Andreas Hinkel musste er erst gar nicht den Gefallen tun, die überraschende Rückkehr in den Kreis der Nationalmannschaft mit einem Kurzeinsatz gegen die überforderten Liechtensteiner zu garnieren. „Im Training hat er mir gezeigt, was er kann“, sagt Löw und dass er sich noch „sehr gut an seine gute Zeit beim VfB Stuttgart erinnert“ – was impliziert, dass die Phase zuletzt beim FC Sevilla keine besonders gute war. Doch nichts ist zementiert, auch keine zwischenzeitliche Ausmusterung. Der Wechsel zu Celtic Glasgow hat Hinkel so gut getan, dass er wieder ein Thema ist. Auf seiner rechten Abwehrseite fehlt der deutschen Mannschaft eine unumstrittene Führungsfigur, wie sie der Münchner Philipp Lahm auf der linken Seite verkörpert.

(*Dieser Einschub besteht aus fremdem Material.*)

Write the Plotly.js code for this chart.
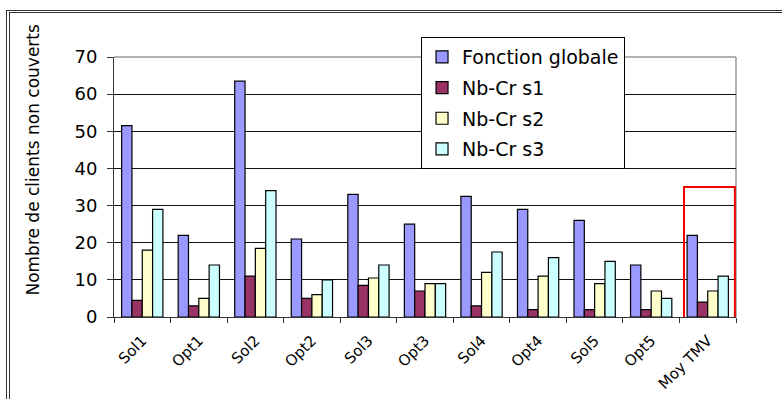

Im Mittelfeld ist so viel Bewegung wie lange nicht mehr. Neben dem schon etablierten Bastian Schweinsteiger drängen die kleinen Dribbler Marko Marin und Piotr Trochowski in die Mannschaft. Thomas Hitzlsperger war bei der WM 2006 noch ein besserer Ergänzungsspieler, der den besten Eindruck mit seinen klugen Sätzen vor Sönke Wortmanns Sommermärchen-Kamera machte. Zwei Jahre später zählte der Stuttgarter bei der EM schon zum erweiterten Stamm, jetzt ist er noch einen halben Schritt weiter. So stellt sich Löw die Entwicklung eines Spielers vor, es könnte vielleicht noch ein wenig schneller gehen. Zum Beispiel beim Leverkusener Simon Rolfes, dessen Ballsicherheit und Pässe in die Tiefe der Bundestrainer schätzen gelernt hat. In Abwesenheit von Ballack und Frings durften Hitzlsperger und Rolfes gegen Liechtenstein und Belgien das strategische Geschäft im zentralen Mittelfeld erledigen.Und sich für größere Aufgaben wie die Spiele gegen Russland empfehlen.